Distributed duplex basecalling
If running duplex basecalling in a distributed fashion (e.g. on a SLURM or Kubernetes cluster) it is important to split POD5 files as described above. The reason is that duplex basecalling requires aggregation of reads from across a whole sequencing run, which will be distributed over multiple POD5 files.
The splitting strategy described above ensures that all reads which need to be aggregated are in the same POD5 file. Once the split is performed one can execute multiple jobs against smaller subsets of POD5 (e.g one job per 100 channels). This will allow basecalling to be distributed across nodes on a cluster.

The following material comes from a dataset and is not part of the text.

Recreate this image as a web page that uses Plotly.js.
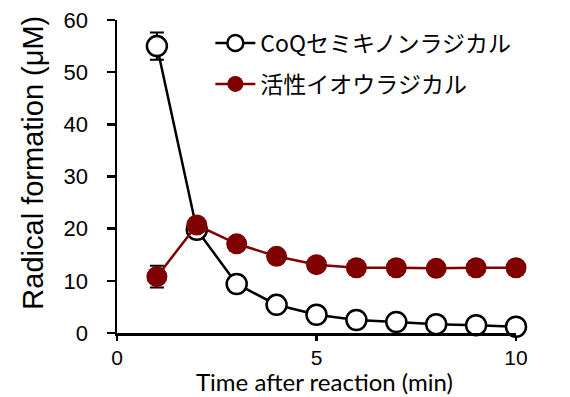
<!DOCTYPE html>
<html>
<head>
<meta charset="utf-8">
<script src="https://cdn.plot.ly/plotly-3.0.1.min.js"></script>
<style>html,body{margin:0;padding:0;background:#fff;}#chart{width:570px;height:397px;}</style>
</head>
<body>
<div id="chart"></div>
<script>
const timeMin = [1, 2, 3, 4, 5, 6, 7, 8, 9, 10];
const coqName = "CoQセミキノンラジカル";
const coqValues = [55.0, 19.8, 9.4, 5.4, 3.5, 2.5, 2.1, 1.7, 1.5, 1.2];
const coqErrors = [2.6, 0, 0, 0, 0, 0, 0, 0, 0, 0];
const sulfurName = "活性イオウラジカル";
const sulfurValues = [10.8, 20.7, 17.1, 14.7, 13.1, 12.5, 12.5, 12.4, 12.5, 12.5];
const sulfurErrors = [2.1, 0, 0, 0, 0, 0, 0, 0, 0, 0];
const xTicks = [0, 5, 10];
const yTicks = [0, 10, 20, 30, 40, 50, 60];
const xTitle = 'Time after reaction (min)';
const yTitle = 'Radical formation (μM)';

const traces = [
  {
    x: timeMin, y: coqValues, name: coqName, type: 'scatter', mode: 'lines+markers',
    legendgroup: 'a', cliponaxis: false,
    line: {color: '#000000', width: 2.5},
    marker: {size: 20, color: '#ffffff', line: {color: '#000000', width: 2.5}},
    error_y: {type: 'data', array: coqErrors, visible: true, color: '#000000', thickness: 2, width: 7}
  },
  {
    x: timeMin, y: sulfurValues, name: sulfurName, type: 'scatter', mode: 'lines+markers',
    legendgroup: 'b', cliponaxis: false,
    line: {color: '#7f0000', width: 2.5},
    marker: {size: 21, color: '#7f0000', line: {color: '#7f0000', width: 0}},
    error_y: {type: 'data', array: sulfurErrors, visible: true, color: '#000000', thickness: 2, width: 7}
  }
];

const layout = {
  width: 570, height: 397,
  margin: {l: 117, r: 54, t: 20, b: 64},
  paper_bgcolor: '#ffffff', plot_bgcolor: '#ffffff',
  showlegend: true,
  legend: {
    x: 0.234, y: 0.995, xanchor: 'left', yanchor: 'top',
    font: {family: '"Noto Sans CJK JP", "Noto Sans", sans-serif', size: 23, color: '#000000'},
    traceorder: 'grouped', tracegroupgap: 8, itemwidth: 40,
    bgcolor: 'rgba(0,0,0,0)'
  },
  annotations: [{
    text: yTitle, xref: 'paper', yref: 'paper', x: -0.21, y: 0.545,
    xanchor: 'center', yanchor: 'middle', textangle: -90, showarrow: false,
    font: {family: 'Liberation Sans, Arial, sans-serif', size: 29, color: '#000000'}
  }, {
    text: xTitle, xref: 'paper', yref: 'paper', x: 0.52, y: -0.2045,
    xanchor: 'center', yanchor: 'bottom', showarrow: false, borderpad: 0,
    font: {family: 'Lato, "Open Sans", sans-serif', size: 24, color: '#000000'}
  }],
  xaxis: {
    range: [0, 10], tickvals: xTicks, ticktext: xTicks.map(String),
    showgrid: false, zeroline: false, showline: true, linecolor: '#000000', linewidth: 2.5,
    ticks: 'outside', ticklen: 5, tickwidth: 2.5, tickcolor: '#000000',
    ticklabelstandoff: -1,
    tickfont: {family: 'Liberation Sans, Arial, sans-serif', size: 21, color: '#000000'}
  },
  yaxis: {
    range: [0, 60], tickvals: yTicks, ticktext: yTicks.map(String),
    showgrid: false, zeroline: false, showline: true, linecolor: '#000000', linewidth: 2.5,
    ticks: 'outside', ticklen: 8, tickwidth: 2.5, tickcolor: '#000000',
    ticklabelstandoff: 14,
    tickfont: {family: 'Liberation Sans, Arial, sans-serif', size: 22, color: '#000000'}
  }
};

Plotly.newPlot('chart', traces, layout, {displayModeBar: false, staticPlot: true});
</script>
</body>
</html>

This will generate multiple BAMs which can be merged. This approach also offers some resilience as if any job fails it can be restarted without having to re-run basecalling against the entire dataset.
CLI reference
Here's a slightly re-formatted output from the Dorado duplex
subcommand for reference.
Info
Please check the --help
output of your own installation of dorado as this page may be outdated
and argument defaults have been omitted as they are platform specific.
❯ dorado duplex --help
Positional arguments:
model Model selection {fast,hac,sup}@v{version} for automatic model selection
including modified bases, or path to existing model directory.
reads Reads in POD5 format or BAM/SAM format for basespace.
Optional arguments:
-h, --help shows help message and exits
-v, --verbose [may be repeated]
-x, --device Specify CPU or GPU device: 'auto', 'cpu', 'cuda:all' or 'cuda:<id>[,<id>...]'.
Specifying 'auto' will choose either 'cpu', 'metal' or 'cuda:all'
depending on the presence of a GPU device.
--models-directory Optional directory to search for existing models or download new models into.
Input data arguments:
-r, --recursive Recursively scan through directories to load FAST5 and POD5 files.
-l, --read-ids A file with a newline-delimited list of reads to basecall.
If not provided, all reads will be basecalled.
--pairs Space-delimited csv containing read ID pairs. If not provided, pairing
will be performed automatically.
Output arguments:
--min-qscore Discard reads with mean Q-score below this threshold or write them to
output files marked `fail` if `--output-dir` is set.
--emit-fastq Output in fastq format.
--emit-sam Output in SAM format.
-o, --output-dir Optional output folder which becomes the root of the nested output folder structure.
Alignment arguments:
--reference Path to reference for alignment.
--mm2-opts Optional minimap2 options string. For multiple arguments surround
with double quotes.
--bed-file Optional bed-file. If specified, overlaps between the alignments and
bed-file entries will be counted, and recorded in BAM output using
the 'bh' read tag.
Modified model arguments:
--modified-bases A space separated list of modified base codes. Choose from:
pseU, 5mCG_5hmCG, 5mC, 6mA, 5mCG, m6A_DRACH, m6A, 5mC_5hmC, 4mC_5mC.
--modified-bases-models A comma separated list of modified base models.
--modified-bases-threshold The minimum predicted methylation probability for a modified base to
be emitted in an all-context model, [0, 1].
Advanced arguments:
-t, --threads
-b, --batchsize The number of chunks in a batch. If 0 an optimal batchsize will be selected.